▶ _Stored data_:
--- START ---

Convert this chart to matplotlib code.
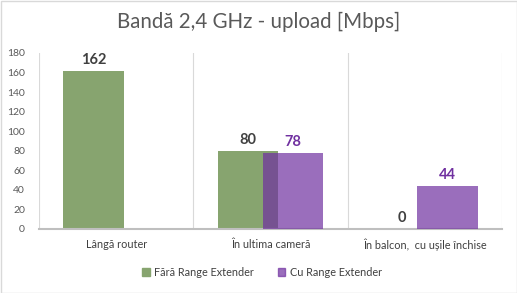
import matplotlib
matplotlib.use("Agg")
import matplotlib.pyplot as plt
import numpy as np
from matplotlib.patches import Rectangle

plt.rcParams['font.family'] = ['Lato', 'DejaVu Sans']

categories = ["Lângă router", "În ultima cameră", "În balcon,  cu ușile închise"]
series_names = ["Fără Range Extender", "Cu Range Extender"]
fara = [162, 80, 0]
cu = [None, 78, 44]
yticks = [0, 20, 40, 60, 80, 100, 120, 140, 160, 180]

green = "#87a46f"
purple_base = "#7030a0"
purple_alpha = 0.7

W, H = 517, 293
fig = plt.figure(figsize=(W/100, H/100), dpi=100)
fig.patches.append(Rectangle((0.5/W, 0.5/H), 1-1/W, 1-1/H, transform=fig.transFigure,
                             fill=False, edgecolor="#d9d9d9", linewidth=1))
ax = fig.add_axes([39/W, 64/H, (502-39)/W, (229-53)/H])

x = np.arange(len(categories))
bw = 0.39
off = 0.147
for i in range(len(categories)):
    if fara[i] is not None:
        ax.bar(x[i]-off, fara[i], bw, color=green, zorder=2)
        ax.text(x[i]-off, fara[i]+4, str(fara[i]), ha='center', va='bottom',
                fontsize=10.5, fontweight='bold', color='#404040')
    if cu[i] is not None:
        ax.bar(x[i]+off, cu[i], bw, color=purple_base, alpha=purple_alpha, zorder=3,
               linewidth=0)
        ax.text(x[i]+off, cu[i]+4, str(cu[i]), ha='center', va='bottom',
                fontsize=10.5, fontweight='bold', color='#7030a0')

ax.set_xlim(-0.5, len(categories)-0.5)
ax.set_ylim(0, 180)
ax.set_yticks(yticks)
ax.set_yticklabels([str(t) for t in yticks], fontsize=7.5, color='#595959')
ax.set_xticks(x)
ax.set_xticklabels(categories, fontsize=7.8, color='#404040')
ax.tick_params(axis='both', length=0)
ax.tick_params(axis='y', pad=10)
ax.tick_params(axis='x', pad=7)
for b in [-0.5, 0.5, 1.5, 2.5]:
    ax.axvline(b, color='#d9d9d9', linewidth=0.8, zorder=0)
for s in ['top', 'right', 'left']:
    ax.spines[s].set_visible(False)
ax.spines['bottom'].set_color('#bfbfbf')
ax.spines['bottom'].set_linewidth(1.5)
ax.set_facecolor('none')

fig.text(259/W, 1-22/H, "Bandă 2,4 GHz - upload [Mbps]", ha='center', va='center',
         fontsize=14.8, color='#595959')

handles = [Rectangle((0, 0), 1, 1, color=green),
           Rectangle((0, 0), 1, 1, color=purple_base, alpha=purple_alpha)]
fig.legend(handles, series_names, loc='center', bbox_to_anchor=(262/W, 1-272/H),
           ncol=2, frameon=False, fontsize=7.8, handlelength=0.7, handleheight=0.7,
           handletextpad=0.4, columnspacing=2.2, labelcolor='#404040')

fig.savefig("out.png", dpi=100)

--- END ---

▶ _What is asked_:
All lines above containing the string "matplotlib" are to be collected.

▶ _Reply to the task_:
Convert this chart to matplotlib code.
import matplotlib
matplotlib.use("Agg")
import matplotlib.pyplot as plt
from matplotlib.patches import Rectangle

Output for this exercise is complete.